Costner is at his best here…better than Bull Durham, better than Tin Cup, and certainly better than Wyatt Earp, Waterworld, or Dances with Wolves. My favorite actor, Jimmy Stewart, would have been a fantastic choice to play Ray Kinsella if this film were made in 1949, but forty years onward a Stewart-esque Everyman performance suffices quite nicely. James Earl Jones adds the perfect level of gravitas as Terence Mann, a writer who inspired the 60’s counterculture by talking about “love, peace, and understanding” and was “a voice of reason during a time of great madness”. The novel used notoriously reclusive Catcher in the Rye raconteur JD Salinger, but obviously the role had to be fictionalized for the movie. Ray Liotta plays Shoeless Joe Jackson just one year before he would become a star in Goodfellas. And for me the real clincher, the part of the movie that takes it to a higher level, is a cameo by the legendary Burt Lancaster in what I believe was his last film. Time travel is almost always a cool device, and the way it is done here…long after one thinks they know where the story is headed…is subtle, surprising, and superb.


Field of Dreams has been voted in many polls as one of the top five sports movies of all time, and that’s fine. But it is not just a baseball movie. Field of Dreams is about regret. It is about redemption. It is about family. It is about happiness and realizing what that truly means. Would we grab one more shot at our dream like young Moonlight Graham, or, like the older Doc Graham, understand that the path we’ve taken fulfilled a more important destiny?? How great would it be to be Terence Mann and have a chance to undue all the damage decades of world weariness, skepticism, cynicism, and bitterness can do to the soul?? How many among us have, like Shoeless Joe, been (ostensibly) falsely accused or had something we truly loved taken away and only then learned to appreciate it?? Am I a bit effusive in my praise?? Probably. But while I love sports films as much as the next guy, I think the biggest reason I have such affection for Field of Dreams is because it goes so much deeper than the typical cliches, and in fact avoids most of them. It is a film than cannot really be compared to any other, even the plethora out there with baseball as a key element.
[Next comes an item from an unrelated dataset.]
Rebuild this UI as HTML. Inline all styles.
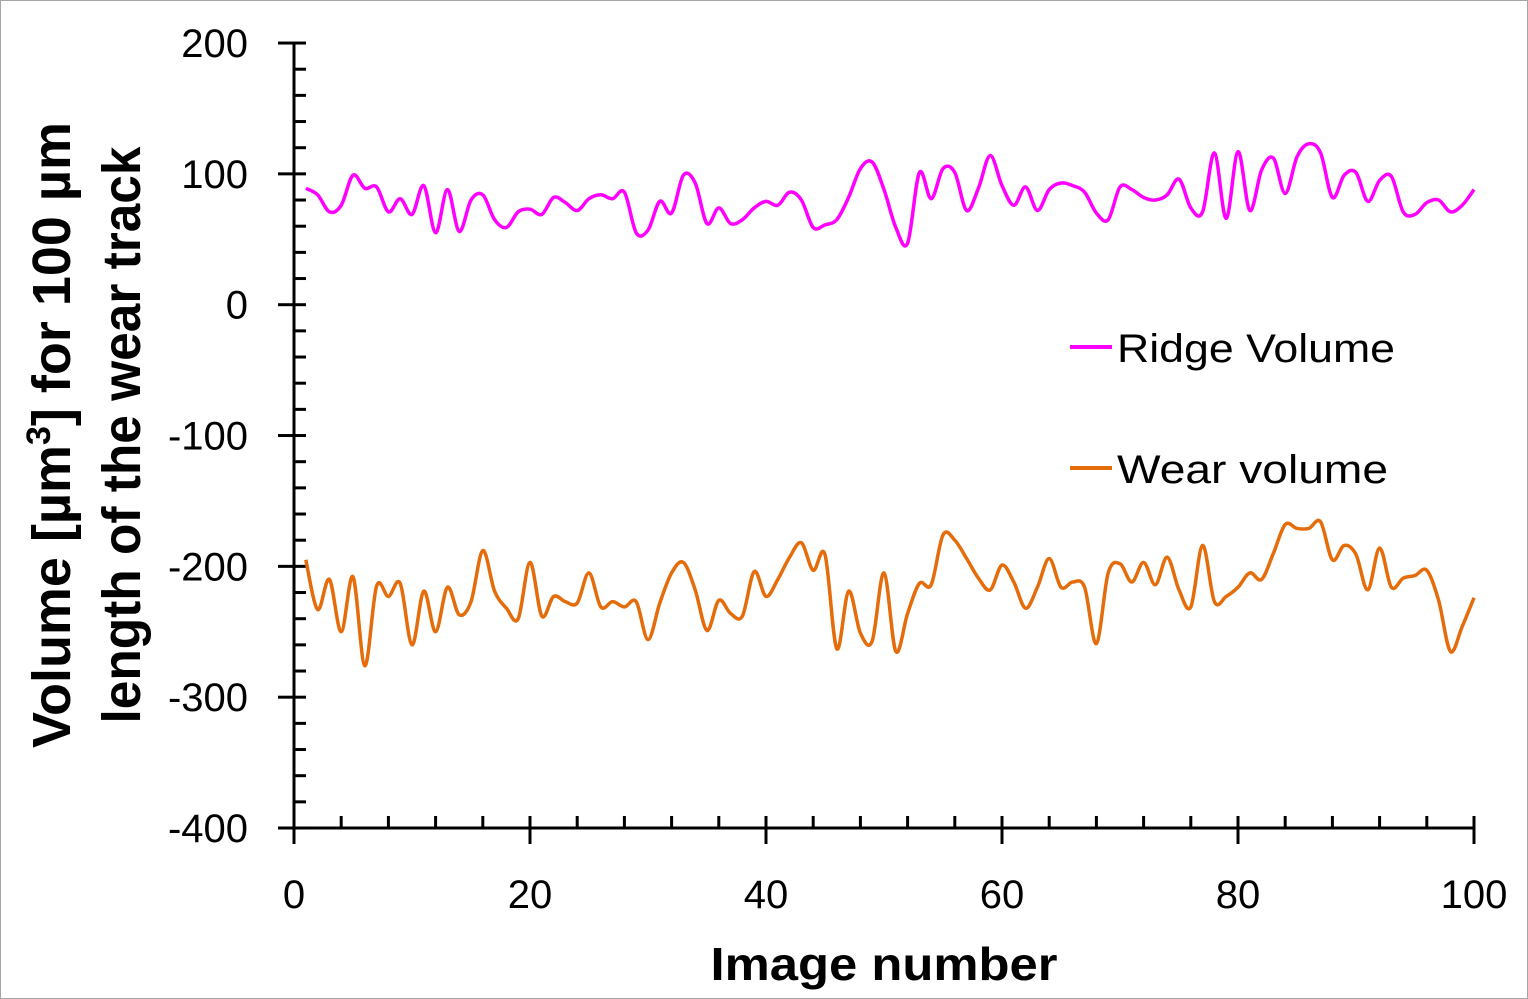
<!DOCTYPE html>
<html><head><meta charset="utf-8"><style>
body{margin:0;background:#fff}
svg{display:block;font-family:"Liberation Sans",sans-serif}
</style></head><body>
<svg width="1528" height="999" viewBox="0 0 1528 999">
<rect x="0.5" y="0.5" width="1527" height="998" fill="#fff" stroke="#a6a6a6"/>
<g id="axes"></g>
<g id="series"></g>
<text x="884" y="980" text-anchor="middle" font-size="46" font-weight="bold" textLength="347" lengthAdjust="spacingAndGlyphs">Image number</text>
<g transform="translate(70,435) rotate(-90)">
<text x="0" y="0" text-anchor="middle" font-size="54" font-weight="bold" textLength="626" lengthAdjust="spacingAndGlyphs">Volume [µm<tspan font-size="34" dy="-20">3</tspan><tspan dy="20">] for 100 µm</tspan></text>
<text x="0" y="70" text-anchor="middle" font-size="54" font-weight="bold" textLength="577" lengthAdjust="spacingAndGlyphs">length of the wear track</text>
</g>
<g>
<line x1="1070" y1="347" x2="1112" y2="347" stroke="#ff00ff" stroke-width="4"/>
<text x="1117" y="362" font-size="40" textLength="278" lengthAdjust="spacingAndGlyphs">Ridge Volume</text>
<line x1="1070" y1="468" x2="1112" y2="468" stroke="#e46c0a" stroke-width="4"/>
<text x="1117" y="483" font-size="40" textLength="271" lengthAdjust="spacingAndGlyphs">Wear volume</text>
</g>
</svg>
<script>
const xTicks=[0,20,40,60,80,100];
const yTicks=[200,100,0,-100,-200,-300,-400];
const ridge=[89,84,71,76,99,89,90,71,81,69,91,55,88,56,80,84,65,59,71,73,69,82,78,72,81,84,81,86,55,57,79,70,99,93,62,74,62,65,74,79,76,86,80,59,61,65,82,104,109,88,59,47,101,81,104,101,72,89,114,91,76,90,72,88,93,91,86,70,65,90,88,82,80,84,96,74,71,116,66,117,72,103,112,85,113,123,116,82,99,101,79,95,98,71,69,78,80,71,76,88];
const wear=[-195,-233,-210,-250,-208,-276,-215,-223,-213,-260,-219,-250,-216,-237,-227,-188,-219,-232,-240,-197,-238,-223,-227,-228,-205,-231,-227,-231,-227,-256,-228,-205,-197,-218,-249,-226,-236,-238,-204,-223,-210,-193,-182,-203,-191,-263,-219,-251,-257,-205,-265,-236,-213,-214,-176,-180,-194,-209,-218,-199,-212,-232,-216,-194,-216,-212,-216,-259,-205,-198,-212,-197,-214,-193,-218,-231,-184,-227,-223,-216,-205,-210,-190,-168,-171,-171,-166,-195,-184,-191,-218,-186,-216,-209,-207,-203,-226,-265,-246,-224];
const X=v=>294+v*11.8;
const Y=v=>304.7-v*1.3083;
const NS='http://www.w3.org/2000/svg';
const axes=document.getElementById('axes');
function mk(tag,attrs,parent){const e=document.createElementNS(NS,tag);for(const k in attrs)e.setAttribute(k,attrs[k]);parent.appendChild(e);return e;}
for(let v=-400;v<=200;v+=20){const t=mk('line',{x1:294,x2:306,y1:Y(v),y2:Y(v),stroke:'#000','stroke-width':3},axes);

}
for(let v=0;v<=100;v+=4){const t=mk('line',{x1:X(v),x2:X(v),y1:828,y2:816,stroke:'#000','stroke-width':3},axes);

}
yTicks.forEach(v=>{const t=mk('line',{x1:278,x2:294,y1:Y(v),y2:Y(v),stroke:'#000','stroke-width':3},axes);


const l=mk('text',{x:248,y:Y(v)+14,'text-anchor':'end','font-size':40},axes);l.textContent=v;

});
xTicks.forEach(v=>{const t=mk('line',{x1:X(v),x2:X(v),y1:828,y2:844,stroke:'#000','stroke-width':3},axes);


const l=mk('text',{x:X(v),y:908,'text-anchor':'middle','font-size':40},axes);l.textContent=v;

});
const ya=mk('line',{x1:294,x2:294,y1:43,y2:844,stroke:'#000','stroke-width':3},axes);


const xa=mk('line',{x1:278,x2:1474,y1:828,y2:828,stroke:'#000','stroke-width':3},axes);


function smooth(arr){const p=arr.map((v,i)=>[X(i+1),Y(v)]);let d='M'+p[0][0]+','+p[0][1];
for(let i=0;i<p.length-1;i++){const p0=p[Math.max(0,i-1)],p1=p[i],p2=p[i+1],p3=p[Math.min(p.length-1,i+2)];
const c1=[p1[0]+(p2[0]-p0[0])/6,p1[1]+(p2[1]-p0[1])/6],c2=[p2[0]-(p3[0]-p1[0])/6,p2[1]-(p3[1]-p1[1])/6];
d+=' C'+c1.join(',')+' '+c2.join(',')+' '+p2.join(',');}return d;}
const s=document.getElementById('series');
const r=mk('path',{d:smooth(ridge),fill:'none',stroke:'#ff00ff','stroke-width':3.5},s);


const w=mk('path',{d:smooth(wear),fill:'none',stroke:'#e46c0a','stroke-width':3.5},s);


</script>
</body></html>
I think it makes sense to conclude with…well…the conclusion. I always say that only four films have ever made me cry. E.T. made me cry when I saw it in the theater, but I was a little kid so I’m not sure if that even counts. The Passion of the Christ brought tears, and that is self-explanatory. The 2008 Owen Wilson/Jennifer Aniston flick Marley & Me was supposed to be a comedy, but at the end I found myself clutching my beautiful puppy in my arms and bawling like a baby, which is why I have vowed never to watch it again. Fellow dog owners will understand. And then there is Field of Dreams. In the archives here at The Manofesto one can find my 35 Undeniable Truths of Life. #12 states that “anyone who doesn’t shed a tear during the last 10 minutes of Field of Dreams doesn’t have a heart”. I stand by that. In 20 years I have seen this movie countless times, and every single time that final scene gets me. I lost my Mom 11 years ago, and I miss her every day. There is nothing I wouldn’t give for one more conversation with her. My Dad is still around. He lives close by and I see him often and talk to him every day. As strange as it may seem to some, Field of Dreams, atleast on a subconscious level, has affected our relationship, because I never want to be haunted by unkind words or things left unsaid. Redemption is a wonderful thing, but even better is never having to be burdened by guilt in the first place.